2. 2. A motor vehicle as claimed in Claim 1 in which the drive shaft is held in the constant velocity joint by a circlip located in a groove in the drive shaft, the circlip groove being shaped to co-operate with the circlip so as to eject the circlip from the groove when an excessive axial force is applied to the drive shaft and so disengage axial location of the constant velocity joint.
3. 3. A motor vehicle as claimed in Claim 2 in which the groove has a tapered side wall for co-operation with a tapered side surface of the circlip so as to wedge the circlip out from the groove when an excessive axial load is applied to the drive shaft.
4. 4. A motor vehicle as claimed in any preceding claim in which there is a sealing plate interposed between the constant velocity joint and the output shaft to prevent the egress of lubrication oil from the transmission unit, the sealing plate being punctured by the drive shaft when it is urged into the output member.
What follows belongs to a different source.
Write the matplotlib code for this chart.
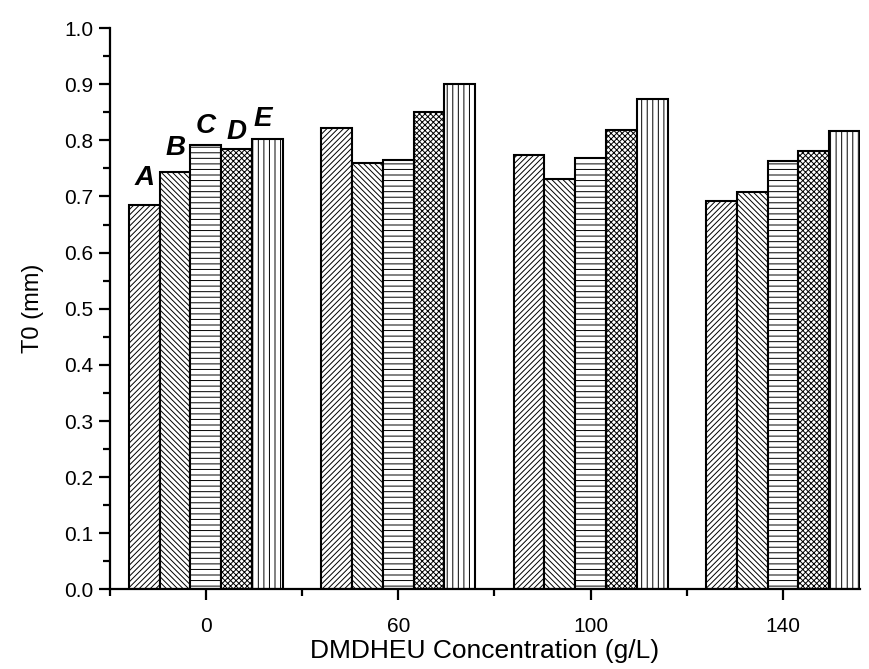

5. 5. A motor vehicle as claimed in any preceding claim in which the transmission unit is a transfer gearbox for a four wheel drive vehicle and the drive shaft is a drive shaft connected at its other end to a differential unit.
6. 6. A motor vehicle as claimed in any of Claims 1 to 4 in which the motor vehicle has a first drive extending from the transmission unit to a front differential unit and a second drive shaft extending from the transmission unit to a differential unit supplying drive to a rear axle of the motor vehicle, wherein at least one of said drive shafts is arranged to slide into said transmission unit if the drive shaft is subjected to a large axial load in the direction of the transmission unit.
7. 7. A motor vehicle as claimed in Claim 6 in which the first drive shaft is arranged to slide into the transmission unit when subjected to an excessive axial load.
8. 8. A motor vehicle as claimed in Claim 6 in which both of the drive shafts are arranged to slide into the transmission unit when subjected to an excessive axial load.
9. 9. A motor vehicle substantially as described herein with reference to the accompanying drawing.